There are a collection of Continuous Delivery scripts that can deliver the releases based on the scenarios created by the users, using an accepted sequence of actions, on agreed upon release dates. Changes can be deployed via FTP, SFTP, WebDAV, Heroku, Amazon S3, and Digital Ocean.


To break this down further, a developer is able to create a scenario using Buddy which will automatically perform an updating action and a rebuilding action for their website when the repository receives a new code release. It is also possible to larger development teams to use Buddy to develop, test and finally deploy their apps using code across more than one pipeline at the same time. Updates can be sent in real-time to update everybody concerned about new releases in separate pipelines that they’ve registered interest in being kept up-to-date when each new release occurs.


With working with GitHub, Buddy can manage Git version controls properly, handle merge requests, push permissions, branch management, and code reviews using coding tools. An editor is also available within Buddy to make on-the-fly in-line edits to send out late fires or fix basic typing mistakes.


Security is a priority with Buddy development rather than an afterthought.

All communication used with the Buddy system uses encrypted SSH and HTTPS channels to protect it. Repositories can have restrictions placed on them by the admins to control which groups or users can access them. The admins can also set specific branch push permissions. Furthermore, they can set up custom permission sets to be used by clients, junior developers or temporary staff.
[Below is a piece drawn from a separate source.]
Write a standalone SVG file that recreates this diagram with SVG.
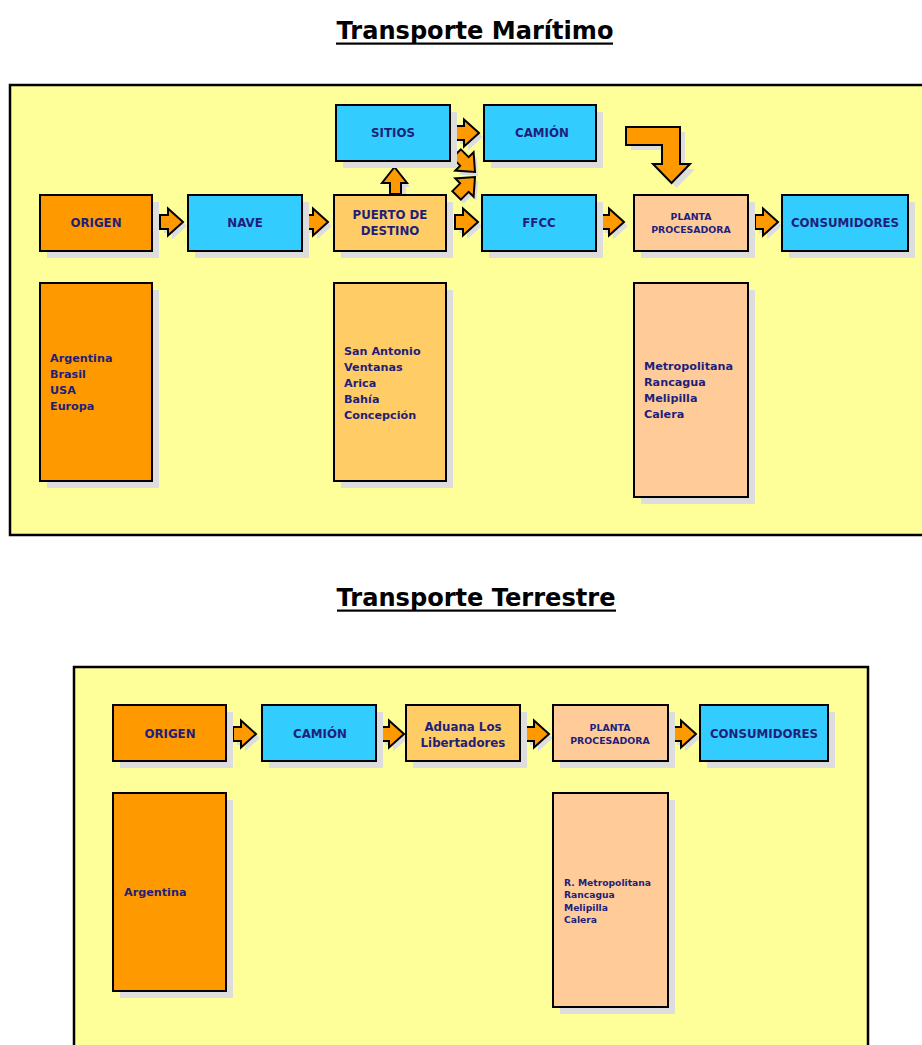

What Problems Does Buddy Software Solve?

Buddy adds a release capability when working with Bitbucket or GitHub. It removes the issue of not understanding how to work with these systems. The user interface has been fully tested with actual users of the Buddy system to make it slick and easily understandable.


Deployments can now be made faster and easier. Update team members using Slack notifications or mobile notifications. Adds the ability to compare files and revision differences. The code editor has syntax highlighting and can indicate who made code changes that are determined to be causing an issue between versions. Also users can easily access APIs and webhooks or view images and PSD files without needing an external image viewer.